Second, Christ has risen again (3rd line). He lay down. He got up. This simple change in Christ’s posture means everything to us. No human being could escape from death’s fetters. When death took us, we would have been forever trapped in its dungeon (see stanza 2). But not so with Jesus. He is no ordinary human being, but is God in the flesh. When death tried to keep Jesus captive, it was up against more than it could handle. As Peter preaches at Pentecost, “God raised him up, loosing the pangs of death, because it was not possible for him to be held by it” (Acts 2:24). Luther focuses in on Jesus’ domination of death in stanzas three and four.

And what has Jesus done by rising from death? He has brought us life (4th line). The life of man is tied up with the life of Christ. If Jesus had stayed dead, no other man would ever rise from the dead. But since Jesus returned to life after he died, so all flesh shall rise: we who believe in Christ to the resurrection of life, the wicked to the resurrection of judgment (Jn. 5:28-29).
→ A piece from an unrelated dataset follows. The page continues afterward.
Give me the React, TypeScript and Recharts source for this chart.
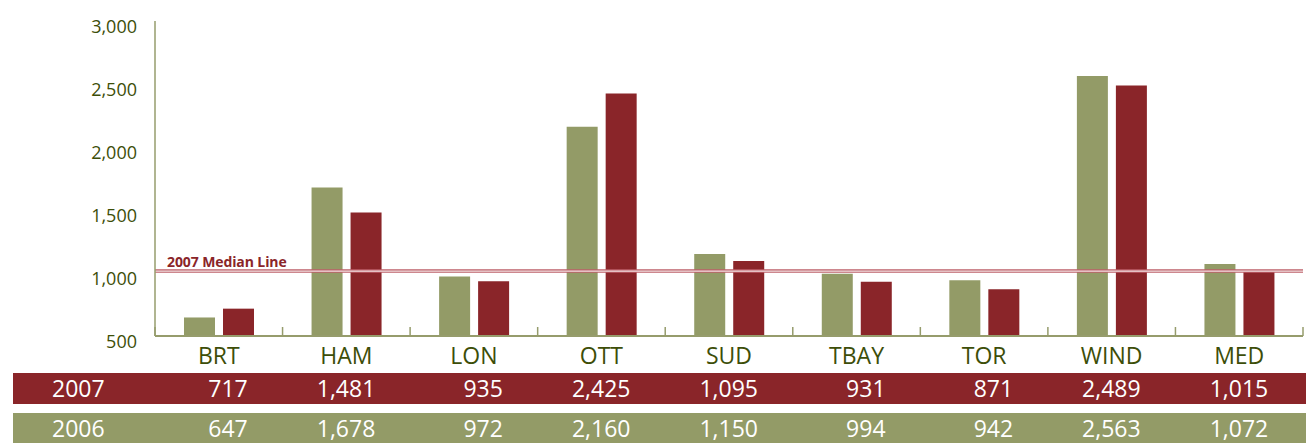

And third, our response is joy and singing and thankfulness to God. The resurrection of Jesus makes us happy, because we no longer need to fear death’s bands. Jesus has burst them for us. Before Christ rose, we were like dead men whose mouths couldn’t sing praise to God. But now that Christ has risen, he has enlivened our mouths to sing: “O Lord, open my lips, and my mouth will declare your praise” (Ps. 51:15). And so on Easter we sing Alleluia, “Praise the Lord!”

Lord Jesus, You have forgiven our sins by lying down in death and You have brought us life by rising from the dead. Give us joy this Easter in all that You have done for us. Amen.